Developer / Publisher – Frost Earth Studio / Oxygene Media
Price – US 24.99 / EU €24.99 / UK £19.99 / AU $30.95
Release date – October 23rd, 2018
Control Method – DS4, 2 x Move
Pro Enhanced – No
Digital only – Yes
Reviewed on – PS4 Pro
It’s time for an experience!!! Mind Labyrinth describes itself as “an emotional journey through your alternative world in dream-like environments and atmospheres” which is an accurate description as any but doesn’t fully explain what this game/experience is all about. This is designed to be a calming, relaxing almost meditative experience where you take in and explore real-life and fantastical surroundings while discovering quotes from philosophers and other historical figures, all of which are geared toward the greatness and kindness in all of us.
Utilizing DS4 or Move controllers, you navigate through one of ten settings, interacting with 1 or 2 objects in each realm, while discovering those not-so hidden messages and opportunities. I preferred the Moves over the DS4, but either method is quite clunky and does hamper the overall experience. Teleport is on by default, though it can be turned off allowing for free walking, but the only turn option, regardless of the controller, is 45 degree click-turning which just stinks. The tutorial is a laughably forgettable option which consists of 13 pages of text explaining the games mechanics which is a lot to ask for in VR as viewing the text in a headset is a bit of a pain. You start each game in a hub with portals around you that will take you to that chosen world. Once in a world you can look for symbols indicating quotes, which you need to shoot with you controller by charging up a blast, aiming and then hitting that symbol. There are typically 1 or 2 items in each realm that you can pick up and may be needed to activate a new visual treat or unlock a hidden area, and it was very easy to figure out where these items were to be used. There is no challenge, if you stumble across that item, which is pretty obvious, grab it carry it around until you trigger something. Each stage has an opportunity that pops up randomly, which as far as I can tell just places a sphere somewhere in the level that you need to activate. Once you collect all the spheres, you unlock a new ‘heavenly’ stage.
Given the nature of this experience, you would hope that the visuals made for a soothing and immersive journey, and for the most part I would say they do that. The darker stages pop a lot more then the lighter ones with some great use of reflective surfaces and just an overall better polish. The stages that take place in the daylight, specifically the green forested level, look bad, with incredibly low-resolution textures and terrible lighting effects that make everything look very drab. Thankfully, most of the stages look darker and more fantastic and while each stage is relatively small, the overall variety and space to explore still did enough for me to walk away from this thinking it looked alright. Whether it’s the fairie garden, or a floating island or an Asian inspired village in a large pool of water, there are some fantastic visuals which are great to behold in VR.

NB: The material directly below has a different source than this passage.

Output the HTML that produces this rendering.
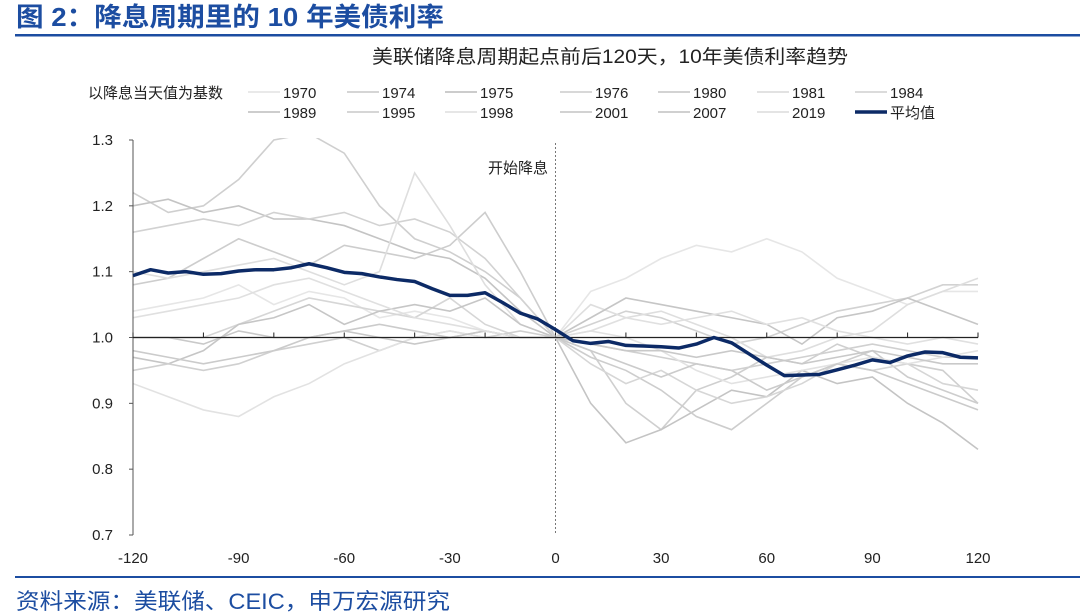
<!DOCTYPE html>
<html><head><meta charset="utf-8"><style>
body{margin:0;background:#fff;width:1080px;height:616px;overflow:hidden;font-family:"Liberation Sans","Noto Sans CJK SC",sans-serif;}
</style></head><body>
<svg width="1080" height="616" xmlns="http://www.w3.org/2000/svg" style="position:absolute;left:0;top:0" font-family="Liberation Sans, Noto Sans CJK SC, sans-serif">
<text x="16" y="26" font-size="26" font-weight="bold" fill="#1c4da1" textLength="428" lengthAdjust="spacingAndGlyphs">图 2：降息周期里的 10 年美债利率</text>
<rect x="15" y="34" width="1065" height="2.5" fill="#1c4da1"/>
<text x="610" y="63" font-size="19" text-anchor="middle" fill="#222" textLength="476" lengthAdjust="spacingAndGlyphs">美联储降息周期起点前后120天，10年美债利率趋势</text>
<g id="legend" font-size="15" fill="#222"></g>
<defs><clipPath id="pc"><rect x="133" y="138" width="850" height="398"/></clipPath></defs>
<g id="series" clip-path="url(#pc)"></g>
<g id="axes"></g>
<rect x="15" y="576" width="1065" height="2" fill="#1c4da1"/>
<text x="16" y="609" font-size="22" fill="#1c4da1" textLength="434" lengthAdjust="spacingAndGlyphs">资料来源：美联储、CEIC，申万宏源研究</text>
</svg>
<script>
const days10=[-120,-110,-100,-90,-80,-70,-60,-50,-40,-30,-20,-10,0,10,20,30,40,50,60,70,80,90,100,110,120];
const meanDays=[-120,-115,-110,-105,-100,-95,-90,-85,-80,-75,-70,-65,-60,-55,-50,-45,-40,-35,-30,-25,-20,-15,-10,-5,0,5,10,15,20,25,30,35,40,45,50,55,60,65,70,75,80,85,90,95,100,105,110,115,120];
const meanValues=[1.094,1.103,1.098,1.100,1.096,1.097,1.101,1.103,1.103,1.106,1.112,1.106,1.099,1.097,1.092,1.088,1.085,1.074,1.064,1.064,1.068,1.053,1.037,1.028,1.012,0.995,0.991,0.994,0.988,0.987,0.986,0.984,0.990,1.000,0.992,0.975,0.958,0.942,0.943,0.944,0.951,0.958,0.966,0.962,0.972,0.978,0.977,0.970,0.969];
const seriesNames=['1970','1974','1975','1976','1980','1981','1984','1989','1995','1998','2001','2007','2019'];
const s1970=[1.04,1.05,1.06,1.08,1.05,1.07,1.06,1.03,1.04,1.03,1.01,1.00,1.00,1.07,1.09,1.12,1.14,1.13,1.15,1.13,1.09,1.07,1.05,1.07,1.07];
const s1974=[1.22,1.19,1.20,1.24,1.30,1.31,1.28,1.20,1.15,1.13,1.10,1.06,1.00,0.98,0.90,0.86,0.92,0.94,0.97,0.96,0.99,0.97,0.96,0.95,0.90];
const s1975=[1.20,1.21,1.19,1.20,1.18,1.18,1.17,1.15,1.13,1.12,1.09,1.04,1.00,0.90,0.84,0.86,0.89,0.92,0.91,0.95,0.93,0.94,0.90,0.87,0.83];
const s1976=[1.16,1.17,1.18,1.17,1.19,1.18,1.19,1.17,1.18,1.16,1.12,1.06,1.00,1.02,1.04,1.03,1.01,0.99,1.00,1.02,1.04,1.05,1.06,1.08,1.08];
const s1980=[1.08,1.09,1.12,1.15,1.13,1.11,1.14,1.13,1.12,1.14,1.19,1.10,1.00,0.97,0.95,0.92,0.88,0.86,0.90,0.94,0.96,0.98,0.94,0.92,0.90];
const s1981=[1.10,1.09,1.10,1.11,1.12,1.10,1.08,1.10,1.25,1.17,1.08,1.02,1.00,1.05,1.03,1.04,1.02,1.00,0.97,0.98,1.00,1.01,1.05,1.07,1.09];
const s1984=[1.00,1.00,1.00,1.02,1.04,1.06,1.05,1.04,1.03,1.06,1.02,1.00,1.00,0.96,0.93,0.95,0.92,0.90,0.91,0.93,0.96,0.95,0.96,0.93,0.92];
const s1989=[0.97,0.96,0.98,1.02,1.03,1.05,1.02,1.04,1.05,1.04,1.06,1.02,1.00,1.03,1.06,1.05,1.04,1.03,1.02,0.99,1.03,1.04,1.06,1.04,1.02];
const s1995=[0.95,0.96,0.95,0.96,0.98,0.99,1.00,0.98,1.00,1.01,1.00,1.01,1.00,0.99,0.98,0.97,0.96,0.95,0.96,0.97,0.98,0.99,0.98,0.97,0.97];
const s1998=[0.93,0.91,0.89,0.88,0.91,0.93,0.96,0.98,1.00,1.01,1.00,1.00,1.00,1.01,1.00,0.98,0.95,0.93,0.94,0.95,0.96,0.97,0.96,0.97,0.98];
const s2001=[0.98,0.97,0.96,0.97,0.98,1.00,1.01,1.02,1.01,1.00,1.01,1.00,1.00,0.98,0.96,0.94,0.96,0.95,0.92,0.94,0.96,0.95,0.93,0.91,0.89];
const s2007=[1.00,1.00,0.99,1.01,1.00,1.00,1.01,1.00,0.99,1.00,1.01,1.00,1.00,0.99,0.98,0.98,0.97,0.98,0.97,0.96,0.97,0.98,0.97,0.96,0.96];
const s2019=[1.03,1.04,1.05,1.06,1.08,1.09,1.07,1.05,1.03,1.02,1.01,1.00,1.00,1.01,1.03,1.02,1.03,1.04,1.02,1.03,1.01,1.00,0.99,1.00,0.99];
const yTicks=[0.7,0.8,0.9,1.0,1.1,1.2,1.3];
const xTickLabels=[-120,-90,-60,-30,0,30,60,90,120];
const xMinor=[-120,-100,-80,-60,-40,-20,0,20,40,60,80,100,120];

const NS='http://www.w3.org/2000/svg';
const X=d=>133+(d+120)*(978-133)/240;
const Y=v=>140+(1.3-v)*(535-140)/0.6;
function mk(t,a,p){const e=document.createElementNS(NS,t);for(const k in a)e.setAttribute(k,a[k]);p.appendChild(e);return e;}
const all=[s1970,s1974,s1975,s1976,s1980,s1981,s1984,s1989,s1995,s1998,s2001,s2007,s2019];
const cols=['#e6e6e6','#cfcfcf','#c4c4c4','#d2d2d2','#cdcdcd','#dedede','#d6d6d6','#c6c6c6','#d0d0d0','#e2e2e2','#cbcbcb','#c9c9c9','#e0e0e0'];
const sg=document.getElementById('series');
all.forEach((s,i)=>{
  const p=mk('polyline',{points:s.map((v,j)=>X(days10[j])+','+Y(v)).join(' '),fill:'none',stroke:cols[i],'stroke-width':1.6},sg);
  
  
});
const ax=document.getElementById('axes');
let e=mk('line',{x1:133,y1:140,x2:133,y2:535,stroke:'#555','stroke-width':1},ax);

yTicks.forEach(v=>{
  mk('line',{x1:129,y1:Y(v),x2:133,y2:Y(v),stroke:'#555'},ax);
  const t=mk('text',{x:113,y:Y(v)+5,'font-size':15,'text-anchor':'end',fill:'#222'},ax);t.textContent=v.toFixed(1);
  
});
e=mk('line',{x1:133,y1:Y(1),x2:978,y2:Y(1),stroke:'#222','stroke-width':1.2},ax);

xMinor.forEach(d=>mk('line',{x1:X(d),y1:Y(1)-5,x2:X(d),y2:Y(1),stroke:'#222'},ax));
xTickLabels.forEach(d=>{
  const t=mk('text',{x:X(d),y:563,'font-size':15,'text-anchor':'middle',fill:'#222'},ax);t.textContent=d;
  
});
e=mk('line',{x1:X(0),y1:143,x2:X(0),y2:535,stroke:'#777','stroke-width':1,'stroke-dasharray':'2,2'},ax);

e=mk('text',{x:518,y:173,'font-size':15,'text-anchor':'middle',fill:'#222'},ax);e.textContent='开始降息';

e=mk('polyline',{points:meanValues.map((v,j)=>X(meanDays[j])+','+Y(v)).join(' '),fill:'none',stroke:'#0c2a66','stroke-width':3.5,'stroke-linejoin':'round'},ax);

const lg=document.getElementById('legend');
e=mk('text',{x:88,y:98,'font-size':15},lg);e.textContent='以降息当天值为基数';

const lx=[248,347,445,560,658,757,855];
const row1=['1970','1974','1975','1976','1980','1981','1984'];
const row2=['1989','1995','1998','2001','2007','2019','平均值'];
[row1,row2].forEach((r,ri)=>r.forEach((n,i)=>{
  const y=ri?112:92;const idx=seriesNames.indexOf(n);
  const g=mk('g',{},lg);
  
  
  mk('line',{x1:lx[i],y1:y,x2:lx[i]+32,y2:y,stroke:idx<0?'#0c2a66':cols[idx],'stroke-width':idx<0?3.5:1.8},g);
  const t=mk('text',{x:lx[i]+35,y:y+6,'font-size':15},g);t.textContent=n;
}));
</script>
</body></html>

Accompanying the visuals are some very melodic tunes, reminding me of what you would hear at a spa. You can adjust the volume to your liking, even muting it should you want your own tracks played, but for those that are interested, I urge you to play with the music on. The music fits wonderfully with the game and is even thematically matched to each stage though you can also change tracks at any time, tailoring this experience to your wants and needs.
Like many experiences, this just won’t be for everybody. There are some light gaming elements in here, but the emphasis is on relaxing, unwinding and introspective. Each stage has a special shelter, which is just a smaller version of that world, walled in with the developers urging you to use these spots for meditation. If this at all sound appealing to you, then I bet you’ll like what’s offered up here, but if nothing I have said so far interests you, I doubt playing will change your mind. As I said, the controls are incredibly clunky and at the very least, smooth turning needs to be added to maximize immersion. Walking is assigned to the Move button on 1 controller, with each controller turning you left or right meaning if you want to turn right while walking, you are going to have to stop walking to hit that button. Given the nature of this experience, the controls aren’t game breaking, but I never felt comfortable with the default scheme and there is no option to change it up.
Mind Labyrinth is a niche title to be sure and while I don’t think this will appeal to the broader PSVR audience, those who like visual experiences like The Grand Museum or Perfect will probably eat this up too. Some of the visuals are very striking as are some of the more fantastic themes presented. Add in the light gaming elements including, exploration, shooting those symbols, and uncovering hidden areas and there is a lot to get through, provided you want to in the first place.
What would I pay? There is more then enough content in Mind Labyrinth to justify the price…for the right person. You could spend hours in here just admiring the sights and sounds of each environment and reflecting on the philosophical quotes. With that said, I’m not that kind of guy. For me personally, while I did enjoy my time in Mind Labyrinth, it’s not a title I would come back as what it offers does not align with what I’m looking for or need in my life currently. Still, for those looking for a chill, mellow VR experience, this is that and a little more.
Frost Earth Studio provided The VR Grid with a code for this title and, regardless of this review, we thank them for that!.